25 de noviembre 2017
Sergio Ramírez recibió el Premio Cervantes 2017. Ramírez es un latinoamericano tranquilo. A diferencia de muchos intelectuales precipitados y vocingleros, este nicaragüense de 75 años acostumbra meditar antes de hablar con calma y en voz baja. Escuchar y pensar lo escuchado son procesos tan importantes como los propios pronunciamientos. Ramírez sabe que la palabra justa nace de un silencio sereno. Quizás es por eso que, cuando él habla, sus palabras tienen una contundencia sin altisonancia que también es escasa en el mundo de habla hispana.

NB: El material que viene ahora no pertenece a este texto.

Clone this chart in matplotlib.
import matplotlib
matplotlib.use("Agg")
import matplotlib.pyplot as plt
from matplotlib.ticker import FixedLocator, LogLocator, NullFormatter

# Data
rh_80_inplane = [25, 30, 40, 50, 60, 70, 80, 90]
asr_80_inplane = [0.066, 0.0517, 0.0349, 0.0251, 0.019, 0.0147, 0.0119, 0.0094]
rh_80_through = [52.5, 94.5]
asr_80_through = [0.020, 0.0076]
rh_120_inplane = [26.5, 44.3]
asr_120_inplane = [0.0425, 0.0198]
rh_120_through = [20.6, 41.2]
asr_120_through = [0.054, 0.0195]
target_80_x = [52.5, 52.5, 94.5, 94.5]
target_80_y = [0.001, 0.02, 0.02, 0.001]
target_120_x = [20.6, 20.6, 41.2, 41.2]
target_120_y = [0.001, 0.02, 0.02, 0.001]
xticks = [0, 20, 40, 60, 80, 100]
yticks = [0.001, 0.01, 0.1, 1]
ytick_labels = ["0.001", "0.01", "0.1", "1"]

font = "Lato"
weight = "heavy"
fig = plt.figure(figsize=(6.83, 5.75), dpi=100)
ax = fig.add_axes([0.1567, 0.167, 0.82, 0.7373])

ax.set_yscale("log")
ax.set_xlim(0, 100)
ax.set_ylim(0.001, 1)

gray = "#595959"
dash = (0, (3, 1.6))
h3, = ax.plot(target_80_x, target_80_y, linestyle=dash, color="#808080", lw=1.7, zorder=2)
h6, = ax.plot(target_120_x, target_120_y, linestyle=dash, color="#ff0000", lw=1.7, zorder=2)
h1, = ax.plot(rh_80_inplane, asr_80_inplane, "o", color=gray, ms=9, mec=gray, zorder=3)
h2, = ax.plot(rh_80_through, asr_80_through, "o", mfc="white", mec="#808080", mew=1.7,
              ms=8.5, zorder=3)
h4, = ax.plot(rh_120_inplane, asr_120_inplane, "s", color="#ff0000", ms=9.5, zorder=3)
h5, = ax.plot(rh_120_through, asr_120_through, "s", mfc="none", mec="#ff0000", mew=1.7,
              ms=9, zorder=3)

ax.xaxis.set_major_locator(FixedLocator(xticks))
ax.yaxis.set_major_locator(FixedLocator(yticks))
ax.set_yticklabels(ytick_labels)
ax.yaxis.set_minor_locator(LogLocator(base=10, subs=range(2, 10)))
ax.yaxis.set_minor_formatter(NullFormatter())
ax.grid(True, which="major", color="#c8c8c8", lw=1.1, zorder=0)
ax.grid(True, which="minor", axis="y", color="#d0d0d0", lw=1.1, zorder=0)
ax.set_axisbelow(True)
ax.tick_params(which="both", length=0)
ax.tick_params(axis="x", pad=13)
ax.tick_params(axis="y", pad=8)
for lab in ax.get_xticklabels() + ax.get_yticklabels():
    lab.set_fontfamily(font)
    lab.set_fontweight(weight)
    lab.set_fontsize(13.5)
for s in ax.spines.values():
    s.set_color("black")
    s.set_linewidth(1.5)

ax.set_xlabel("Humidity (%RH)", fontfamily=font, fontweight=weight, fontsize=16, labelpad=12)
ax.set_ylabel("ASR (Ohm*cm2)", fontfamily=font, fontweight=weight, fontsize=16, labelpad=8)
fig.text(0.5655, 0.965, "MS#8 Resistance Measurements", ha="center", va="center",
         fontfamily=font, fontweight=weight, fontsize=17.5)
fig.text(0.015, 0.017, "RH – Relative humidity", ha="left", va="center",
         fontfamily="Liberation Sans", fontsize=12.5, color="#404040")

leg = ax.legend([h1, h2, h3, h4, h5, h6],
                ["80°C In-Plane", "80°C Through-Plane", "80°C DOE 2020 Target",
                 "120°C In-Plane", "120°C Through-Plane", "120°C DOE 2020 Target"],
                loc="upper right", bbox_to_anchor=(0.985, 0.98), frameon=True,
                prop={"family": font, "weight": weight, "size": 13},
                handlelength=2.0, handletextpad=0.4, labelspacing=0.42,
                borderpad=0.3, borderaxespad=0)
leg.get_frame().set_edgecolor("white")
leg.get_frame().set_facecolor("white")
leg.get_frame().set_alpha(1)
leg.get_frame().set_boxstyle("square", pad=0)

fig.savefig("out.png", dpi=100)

Esa ecuanimidad pausada de Sergio Ramírez me sorprendió gratamente desde que lo conocí. Hace casi dos décadas coincidimos durante unos meses en Alemania. Durante algunas semanas asistí como oyente a su curso sobre literatura latinoamericana en la Freie Universität de Berlín. Ramírez daba sus lecciones sin énfasis ni adornos. Por el contrario, este narrador reconocido por la riqueza de su prosa, hablaba con deliberada sencillez. A menudo detenía su discurso en mitad de una frase que le venía saliendo redonda, para buscar otra forma de expresarse aún más directa y sencilla. Durante estos instantes de silencio era notorio, para mí, que Ramírez estaba afilando mentalmente su “navaja de Occam”: la mejor idea es la que puede expresarse del modo más simple. Al final de cada lección los alumnos lo aplaudían con auténtico entusiasmo, a la manera germánica: golpeando con los nudillos la cubierta de sus pupitres.

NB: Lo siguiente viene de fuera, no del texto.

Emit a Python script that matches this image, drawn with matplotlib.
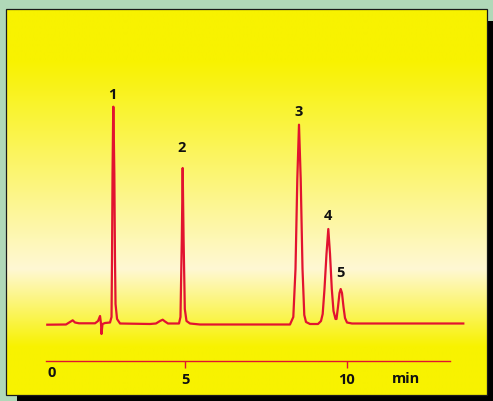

Es posible que esa reposada mesura de Ramírez provenga, paradójicamente, de su vida agitada. Nacido y criado en la Nicaragua tiranizada por los Somoza, Sergio Ramírez quiso ser escritor de ficciones desde muy joven. Sin embargo, su época y su país complotaron para alejarlo de su verdadera vocación. Con una voluntad no menos tiránica que la de “Tachito” Somoza, la liberación de su patria exigió el compromiso de Ramírez.
No sé si se habrá reflexionado lo suficiente sobre las dictaduras como escuelas de “ardiente paciencia”. Durante los largos años de resistencia y revolución en Nicaragua, Ramírez se comprometió con un ideal colectivo, postergando pacientemente su compromiso literario personal.

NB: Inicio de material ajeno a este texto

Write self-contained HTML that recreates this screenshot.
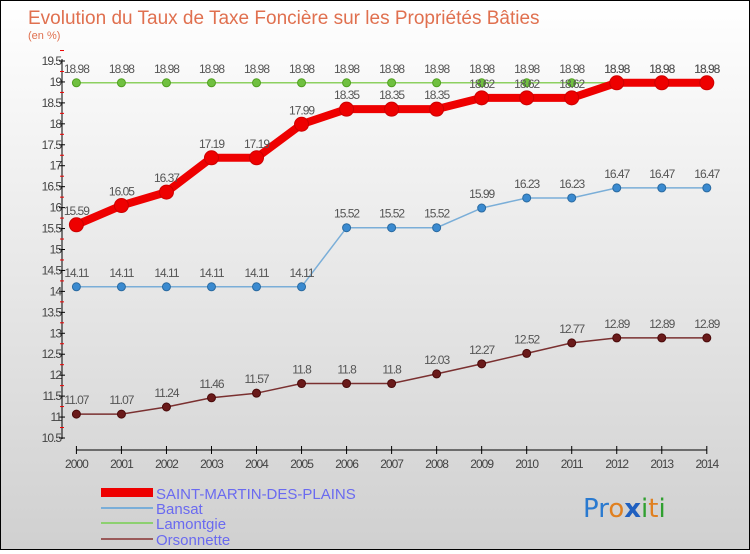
<!DOCTYPE html>
<html><head><meta charset="utf-8"><style>
body{margin:0;width:750px;height:550px;overflow:hidden;font-family:"Liberation Sans",sans-serif}
#c{position:absolute;left:0;top:0;width:748px;height:548px;border:1px solid #000;background:linear-gradient(#ffffff,#d0d0d0)}
</style></head><body>
<div id="c">
<svg id="s" width="748" height="548">
<text x="27" y="23" font-size="19" fill="#e0704f">Evolution du Taux de Taxe Foncière sur les Propriétés Bâties</text>
<text x="27" y="38" font-size="11" fill="#e0704f">(en %)</text>
<g id="axes"></g><g id="series"></g>
<g>
<rect x="100" y="487" width="52" height="9" fill="#ee0000"/>
<line x1="100" y1="507" x2="152" y2="507" stroke="#7aaed8" stroke-width="2"/>
<line x1="100" y1="522" x2="152" y2="522" stroke="#8dd070" stroke-width="2"/>
<line x1="100" y1="538" x2="152" y2="538" stroke="#9a5a5a" stroke-width="2"/>
<text x="155" y="498" font-size="15" fill="#6a6af0">SAINT-MARTIN-DES-PLAINS</text>
<text x="155" y="513" font-size="15" fill="#6a6af0">Bansat</text>
<text x="155" y="528" font-size="15" fill="#6a6af0">Lamontgie</text>
<text x="155" y="544" font-size="15" fill="#6a6af0">Orsonnette</text>
</g>
<g font-size="26" font-family="DejaVu Sans,sans-serif">
<text x="582" y="516"><tspan fill="#2a7ad0">Pr</tspan><tspan fill="#e08020">o</tspan><tspan fill="#2060c0" font-weight="bold">x</tspan><tspan fill="#30a030">i</tspan><tspan fill="#e08020">t</tspan><tspan fill="#30a030">i</tspan></text>
</g>
</svg></div>
<script>
const years=[2000,2001,2002,2003,2004,2005,2006,2007,2008,2009,2010,2011,2012,2013,2014];
const saintMartin=[15.59,16.05,16.37,17.19,17.19,17.99,18.35,18.35,18.35,18.62,18.62,18.62,18.98,18.98,18.98];
const bansat=[14.11,14.11,14.11,14.11,14.11,14.11,15.52,15.52,15.52,15.99,16.23,16.23,16.47,16.47,16.47];
const lamontgie=[18.98,18.98,18.98,18.98,18.98,18.98,18.98,18.98,18.98,18.98,18.98,18.98,18.98,18.98,18.98];
const orsonnette=[11.07,11.07,11.24,11.46,11.57,11.8,11.8,11.8,12.03,12.27,12.52,12.77,12.89,12.89,12.89];
const yTicks=[10.5,11,11.5,12,12.5,13,13.5,14,14.5,15,15.5,16,16.5,17,17.5,18,18.5,19,19.5];
const NS='http://www.w3.org/2000/svg';
const X=i=>75.4+i*(705.8-75.4)/14;
const Y=v=>437-(v-10.5)*(377/9);
function mk(t,a,p){const e=document.createElementNS(NS,t);for(const k in a)e.setAttribute(k,a[k]);p.appendChild(e);return e;}
const ax=document.getElementById('axes');
const yl=mk('line',{x1:61,y1:58,x2:61,y2:438,stroke:'#000'},ax);


yTicks.forEach(v=>{
 mk('line',{x1:58,y1:Y(v),x2:64,y2:Y(v),stroke:'#000'},ax);
 mk('line',{x1:59,y1:Y(v+0.25),x2:63,y2:Y(v+0.25),stroke:'#e00'},ax);
 const t=mk('text',{x:60,y:Y(v)+4,'font-size':12,fill:'#444','text-anchor':'end','letter-spacing':'-1'},ax);
 t.textContent=v;
 
 
});
const xl=mk('line',{x1:75.4,y1:449,x2:705.8,y2:449,stroke:'#000'},ax);


years.forEach((y,i)=>{
 mk('line',{x1:X(i),y1:445,x2:X(i),y2:453,stroke:'#000'},ax);
 const t=mk('text',{x:X(i),y:467,'font-size':12,fill:'#444','text-anchor':'middle','letter-spacing':'-1'},ax);
 t.textContent=y;
 
 
});
const sg=document.getElementById('series');
function series(name,vals,color,lw,r,dot,stroke){
 const g=mk('g',{},sg);
 
 
 mk('polyline',{points:vals.map((v,i)=>X(i)+','+Y(v)).join(' '),fill:'none',stroke:color,'stroke-width':lw},g);
 vals.forEach((v,i)=>{
  const c=mk('circle',{cx:X(i),cy:Y(v),r:r,fill:dot,stroke:stroke,'stroke-width':1},g);
  
  
  const t=mk('text',{x:X(i),y:Y(v)-10,'font-size':12,fill:'#555','text-anchor':'middle','letter-spacing':'-1'},g);
  t.textContent=v;
  
  
 });
}
series('orsonnette-series',orsonnette,'#7a3030',1.5,4,'#6a1a1a','#4a0a0a');
series('bansat-series',bansat,'#7aaed8',1.5,4,'#3a8ad0','#2a6aa0');
series('lamontgie-series',lamontgie,'#8dd060',1.5,4,'#70c040','#50a020');
series('saint-martin-series',saintMartin,'#ee0000',8,7,'#ee0000','#cc0000');
</script>
</body></html>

El sacrificio de su vocación no terminó con el triunfo sandinista. Por el contrario, después Ramírez asumió pesados deberes en el gobierno para ayudar en el salto, aún más difícil, de la revolución a la democracia. No pocos talentos literarios han sido destruidos por los deberes y las tentaciones del poder. Se requiere de una excepcional entereza y honestidad para apartarse de esas tentaciones y volver al camino solitario del arte.
Cuando por fin pudo hacerlo, Ramírez redimió todos esos años de autopostergación precisamente mediante el arte. Las experiencias triunfantes y amargas de la política fueron tema para algunas de sus obras. En novelas, cuentos y ensayos ha narrado la historia reciente con esa imparcialidad que Tácito exigía al historiador: sine ira et studio. Ecuanimidad más meritoria todavía porque Ramírez padeció y protagonizó esa historia que luego se ha esforzado en relatar sin ira y con conocimiento.
Esa escuela de ardiente paciencia también parece haber dejado su marca en el estilo de Sergio Ramírez.
Quien lea detenidamente las novelas de Ramírez notará, seguramente, que su lenguaje literario es de una apasionada precisión. Su estilo es rico, variado, plástico y musical a un tiempo. Ocurre a veces que los narradores criados en países de fuerte tradición poética tienen un excelente oído para la música del idioma. Ramírez es heredero de Darío. Su fraseo melódico describe las cosas y los seres logrando que estos “suenen” a lo que son.
Un estilo literario “sonoro” entraña sus peligros. Es como esas sirenas que tentaron a Ulises y sus marineros. Si se deja embelesar por su propia canción el novelista corre el riesgo de que su narración naufrague. Sergio Ramírez se ata al mástil de su oficio para resistirse al embeleso de su propia habilidad. Con disciplina encauza su pasión por el lenguaje poniéndola al servicio de la precisión narrativa.
Abro al azar una novela de Ramírez y encuentro, de inmediato, un pequeño ejemplo de su estilo apasionado y preciso como una navaja (de Occam). En La fugitiva describe un viejo cementerio de Costa Rica: “en las lápidas de mármol, marcadas por las huellas de herrumbre de los tarros de conserva usados como floreros, hay letras de bronce perdidas en los nombres, y fechas borradas, obra de vándalos, podría alegarse, pero los peores entre ellos, conocidos por su inclemencia, son Tiempo y Olvido.”
El Cervantes concedido a Sergio Ramírez premia a un luchador paciente y tranquilo contra el tiempo y el olvido.